To enable the following instructions: AVX2 FMA, in other operations, rebuild TensorFlow with the appropriate compiler flags.


### 1.3 Configure variables to ensure repetitibility:

In [2]:
SEED = 0  # Fixed random seed
np.random.seed(SEED)

## 2. Creating feature vectors from trajectories

Since **pactus** has already defined a *featurizer* as a resource to allow mapping arbitrary-sized trajectories into fixed-sized feature vectors, we are going to create our own *featurizer* to use the Kramers Moyal coefficients:

In [3]:
class KramersMoyalFeaturizer(featurizers.Featurizer):
    def __init__(
        self,
        dim: int,
        bins: int = 10,
        cutoff: int = 0,
        bandwidth: float = 0.1,
        powers=None,
    ):
        super().__init__()
        self.dim = dim
        self.bins = np.repeat(bins, dim)
        self.cutoff = cutoff
        self.powers = self._all_tuples(dim) if powers is None else powers
        self.bandwidth = bandwidth

    def _all_tuples(self, size=1):
        if size == 1:
            return [(i,) for i in range(self.dim + 1)]
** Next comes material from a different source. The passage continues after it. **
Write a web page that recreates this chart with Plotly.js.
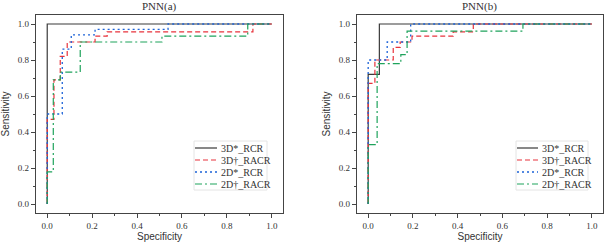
<!DOCTYPE html>
<html>
<head>
<meta charset="utf-8">
<script src="https://cdn.plot.ly/plotly-3.0.1.min.js"></script>
<style>html,body{margin:0;padding:0;background:#fff;}#chart{width:604px;height:244px;}</style>
</head>
<body>
<div id="chart"></div>
<script>
// ---- data ----
const seriesNames = ['3D*_RCR', '3D\u2020_RACR', '2D*_RCR', '2D\u2020_RACR'];
const panelTitles = ['PNN(a)', 'PNN(b)'];
const tickValues = [0, 0.2, 0.4, 0.6, 0.8, 1.0];

// PNN(a)  (step corners: x = specificity axis value, y = sensitivity)
const a_3dRcr_x  = [0, 0, 1];
const a_3dRcr_y  = [0, 1, 1];
const a_3dRacr_x = [0, 0, 0.03, 0.058, 0.089, 0.213, 0.267, 0.916, 1];
const a_3dRacr_y = [0, 0.47, 0.69, 0.82, 0.9, 0.933, 0.956, 1, 1];
const a_2dRcr_x  = [0, 0, 0.067, 0.107, 0.213, 0.538, 1];
const a_2dRcr_y  = [0, 0.5, 0.86, 0.94, 0.97, 1, 1];
const a_2dRacr_x = [0, 0, 0.027, 0.058, 0.147, 0.511, 0.893, 1];
const a_2dRacr_y = [0, 0.178, 0.69, 0.733, 0.9, 0.933, 1, 1];

// PNN(b)
const b_3dRcr_x  = [0, 0, 0.05, 1];
const b_3dRcr_y  = [0, 0.72, 1, 1];
const b_3dRacr_x = [0, 0, 0.03, 0.112, 0.143, 0.196, 0.38, 0.47, 1];
const b_3dRacr_y = [0, 0.67, 0.8, 0.87, 0.9, 0.933, 0.956, 1, 1];
const b_2dRcr_x  = [0, 0, 0.085, 0.19, 1];
const b_2dRcr_y  = [0, 0.8, 0.9, 1, 1];
const b_2dRacr_x = [0, 0, 0.04, 0.146, 0.174, 0.692, 1];
const b_2dRacr_y = [0, 0.33, 0.78, 0.83, 0.96, 1, 1];

// ---- styles ----
const lineStyles = [
  {color: '#3a3a3a', width: 1.2, dash: 'solid'},
  {color: '#e8333c', width: 1.2, dash: '5px,3px'},
  {color: '#1d63d8', width: 1.3, dash: '2px,3px'},
  {color: '#1fa35c', width: 1.2, dash: '7px,3px,2px,3px'}
];

const panelA = [[a_3dRcr_x, a_3dRcr_y], [a_3dRacr_x, a_3dRacr_y], [a_2dRcr_x, a_2dRcr_y], [a_2dRacr_x, a_2dRacr_y]];
const panelB = [[b_3dRcr_x, b_3dRcr_y], [b_3dRacr_x, b_3dRacr_y], [b_2dRcr_x, b_2dRcr_y], [b_2dRacr_x, b_2dRacr_y]];

const traces = [];
[[panelA, 'x', 'y'], [panelB, 'x2', 'y2']].forEach(([panel, xa, ya]) => {
  panel.forEach((d, i) => {
    traces.push({
      x: d[0], y: d[1], xaxis: xa, yaxis: ya,
      type: 'scatter', mode: 'lines', name: seriesNames[i],
      line: Object.assign({shape: 'hv'}, lineStyles[i]),
      showlegend: false, hoverinfo: 'skip'
    });
  });
});

const W = 604, H = 244;
const px = v => v / W;
const py = v => 1 - v / H;

function axisCommon() {
  return {
    range: [-0.05, 1.05], tickvals: tickValues, tickformat: '.1f',
    ticks: 'outside', ticklen: 4, tickwidth: 1, tickcolor: '#444',
    minor: {ticks: 'outside', ticklen: 2, tickwidth: 1, tickcolor: '#444', dtick: 0.1, tick0: 0},
    showline: true, linecolor: '#444', linewidth: 1.2, mirror: true,
    showgrid: false, zeroline: false,
    tickfont: {family: 'Liberation Serif, serif', size: 9, color: '#333'}
  };
}

const ydom = [1 - 213 / H, 1 - 15 / H];
const xTitle = {text: 'Specificity', font: {family: 'Liberation Sans, Arial, sans-serif', size: 10, color: '#333'}, standoff: 3};
const yTitle = {text: 'Sensitivity', font: {family: 'Liberation Sans, Arial, sans-serif', size: 10, color: '#333'}, standoff: 6};

const layout = {
  width: W, height: H,
  margin: {l: 0, r: 0, t: 0, b: 0},
  paper_bgcolor: '#fff', plot_bgcolor: '#fff',
  showlegend: false,
  xaxis: Object.assign(axisCommon(), {domain: [px(36), px(283)], anchor: 'y', title: xTitle}),
  yaxis: Object.assign(axisCommon(), {domain: ydom, anchor: 'x', title: yTitle}),
  xaxis2: Object.assign(axisCommon(), {domain: [px(357), px(603)], anchor: 'y2', title: xTitle}),
  yaxis2: Object.assign(axisCommon(), {domain: ydom, anchor: 'x2', title: yTitle}),
  shapes: [], annotations: []
};

// panel titles
[[159.5, panelTitles[0]], [480, panelTitles[1]]].forEach(([cx, t]) => {
  layout.annotations.push({
    xref: 'paper', yref: 'paper', x: px(cx), y: py(7), xanchor: 'center', yanchor: 'middle',
    text: t, showarrow: false, font: {family: 'Liberation Serif, serif', size: 11, color: '#333'}
  });
});

// custom compact legends
const legendBoxes = [
  {x0: 194, x1: 267, y0: 141, y1: 190, lx0: 195, lx1: 217, tx: 219},
  {x0: 516, x1: 588, y0: 141, y1: 190, lx0: 517, lx1: 538, tx: 540}
];
const rowY = [148, 160, 172, 184];
legendBoxes.forEach(b => {
  layout.shapes.push({type: 'rect', xref: 'paper', yref: 'paper',
    x0: px(b.x0), x1: px(b.x1), y0: py(b.y1), y1: py(b.y0),
    line: {color: '#e4e4e4', width: 1}, fillcolor: 'rgba(0,0,0,0)'});
  seriesNames.forEach((n, i) => {
    layout.shapes.push({type: 'line', xref: 'paper', yref: 'paper',
      x0: px(b.lx0), x1: px(b.lx1), y0: py(rowY[i]), y1: py(rowY[i]),
      line: {color: lineStyles[i].color, width: lineStyles[i].width, dash: lineStyles[i].dash}});
    layout.annotations.push({xref: 'paper', yref: 'paper', x: px(b.tx), y: py(rowY[i]),
      xanchor: 'left', yanchor: 'middle', showarrow: false, text: n,
      font: {family: 'Liberation Serif, serif', size: 10, color: '#333'}});
  });
});

Plotly.newPlot('chart', traces, layout, {staticPlot: true, displayModeBar: false});
</script>
</body>
</html>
        prev_tuples = self._all_tuples(size - 1)
        tuples = []
        for prev_t in prev_tuples:
            tuples += [(*prev_t, i) for i in range(self.dim + 1)]
        return tuples

    def featurize(self, trajs: list[Trajectory]) -> np.ndarray:
        feature_vector = []
        for traj in trajs:
            feature_vector.append(self._featurize(traj))
        return np.array(feature_vector)

    @property
    def count(self):
        return len(self.powers) * self.bins[0] * self.bins[1]

    def _featurize(self, traj: Trajectory) -> np.ndarray:
        kmc, _ = kramersmoyal.km(
            traj.v, bins=self.bins, powers=self.powers, bw=self.bandwidth
        )
        if self.cutoff:
            kmc = kmc[:, self.cutoff : -self.cutoff, self.cutoff : -self.cutoff]
        return kmc.reshape(-1)

Moreover, we are going to extend the more general featurizer from **pactus** to also include the features from the Kramers Moyal featurizers.

In [4]:
class UniversalWithKramersMoyalFeaturizer(featurizers.CompoundFeaturizer):
    def __init__(
        self,
        dim: int,
        bins: int = 10,
        cutoff: int = 0,
        bandwidth: float = 0.1,
        powers=None,
    ):
        super().__init__(
            featurizers.UniversalFeaturizer(),
            KramersMoyalFeaturizer(
                dim=dim, bins=bins, cutoff=cutoff, bandwidth=bandwidth, powers=powers
            ),
        )

In the future, we plan to extend pactus codebase to support these featurizers natively.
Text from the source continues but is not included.